Dans les milieux gouvernementaux, il se dit aussi qu’il n’y aurait pas d’urgence : les forces armées russes auraient encore besoin de quatre à six ans pour se reconstituer…si elles y parviennent un jour.
Plus encore : la possibilité que le nouveau président russe soit effectivement un modéré donne du grain à moudre aux « anti-bellicistes ». Ici et là, on entend le même refrain : commençons par lui donner une chance ! Accélérer le réarmement, ce serait donner de l’eau au moulin des forces conservatrices en Russie. Ce serait compliquer la tâche de Obmantchikov, s’il entend réellement mener des réformes intérieures.
« Après tout, disent les partisans de cette argumentation, l’Europe a tiré une leçon des guerres dévastatrices du siècle précédent : il faut tout faire pour garantir la paix et casser les logiques d’escalade militaire qui n’ont pas mené à grand-chose, sinon à la destruction – il n’y a rien de condamnable au fait de militer pour l’entente, quitte à renier ses positions antérieures. »
Au QG de l’OTAN à Bruxelles, ces positions nourrissent l’inquiétude. La crainte est qu’il ne reste plus assez de soldats pour pouvoir tenir un conflit de longue durée avec la Russie, à l’heure où le soutien américain est plus incertain que jamais – et d’autant plus en cas de conflit qui s’ouvrirait en parallèle en Indopacifique.
Au-delà des moyens humains sur le terrain, les lacunes perdurent aussi sur d’autres plans – munitions, logistique, capacités numériques… – faute d’augmentation des budgets de défense d’Etats comme la France, l’Allemagne, la Grande-Bretagne, l’Italie.
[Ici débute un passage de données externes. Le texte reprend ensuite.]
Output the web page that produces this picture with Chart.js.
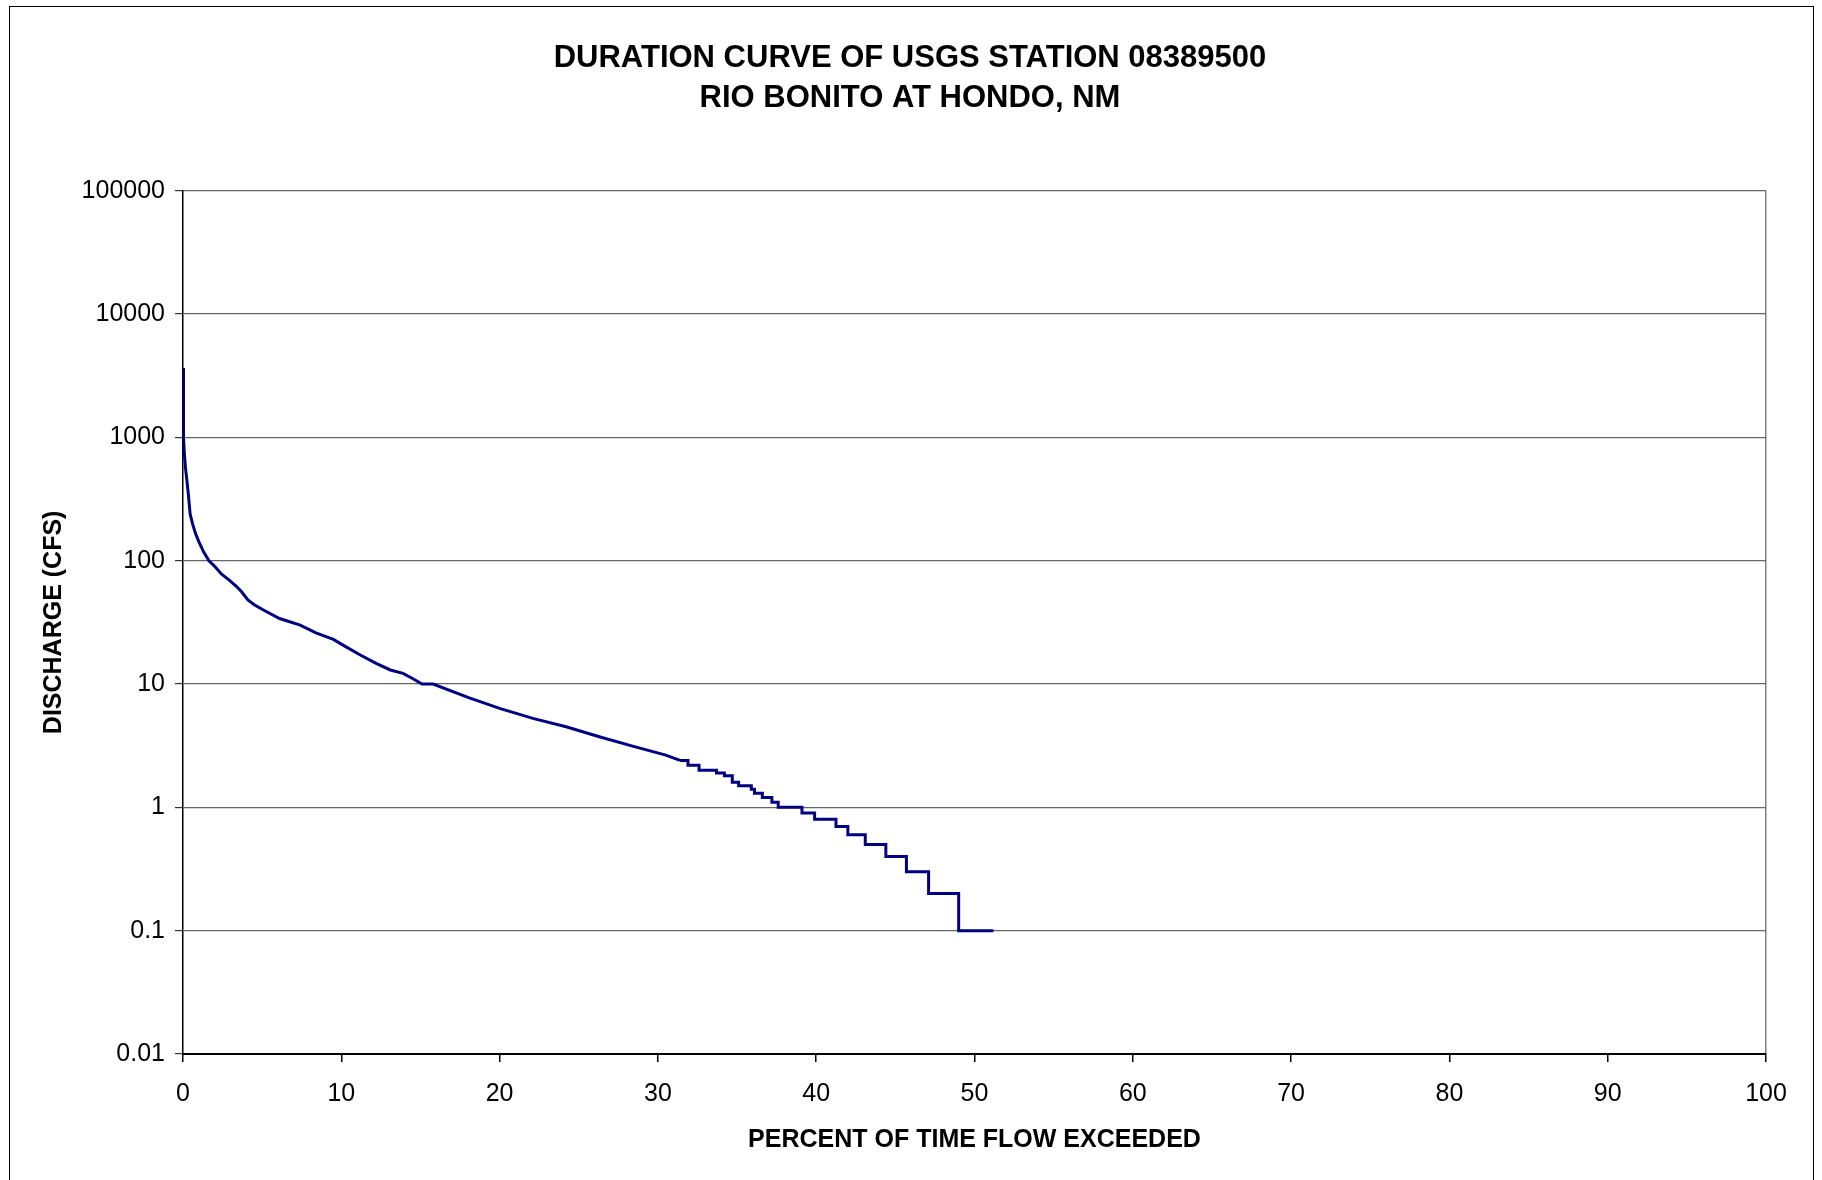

« Dans toute l’Europe, les analystes expriment la crainte qu’en cas de conflit global avec la Russie, les forces armées européennes n’aient un tel nombre de failles que l’on ne puisse défendre le territoire de l’OTAN qu’au prix de pertes considérables.
Ces opinions critiques, qui proviennent le plus souvent de l’armée, sont rejetées par les responsables politiques. »
Très différente est la perception de la menace dans les États d’Europe centrale et orientale. Le niveau d’alerte y reste à un niveau très élevé…et l’inquiétude est d’autant plus vive qu’elle n’est pas partagée à l’Ouest.
« Là-bas, on ne croit pas au charme du nouveau président russe. On voit ce qui se passe dans les territoires ukrainiens annexés. On affirme qu’on se précipite les yeux grands ouverts dans les mêmes pièges qu’avant 2022.
Mais ces appels de Cassandre restent une nouvelle fois lettre morte. »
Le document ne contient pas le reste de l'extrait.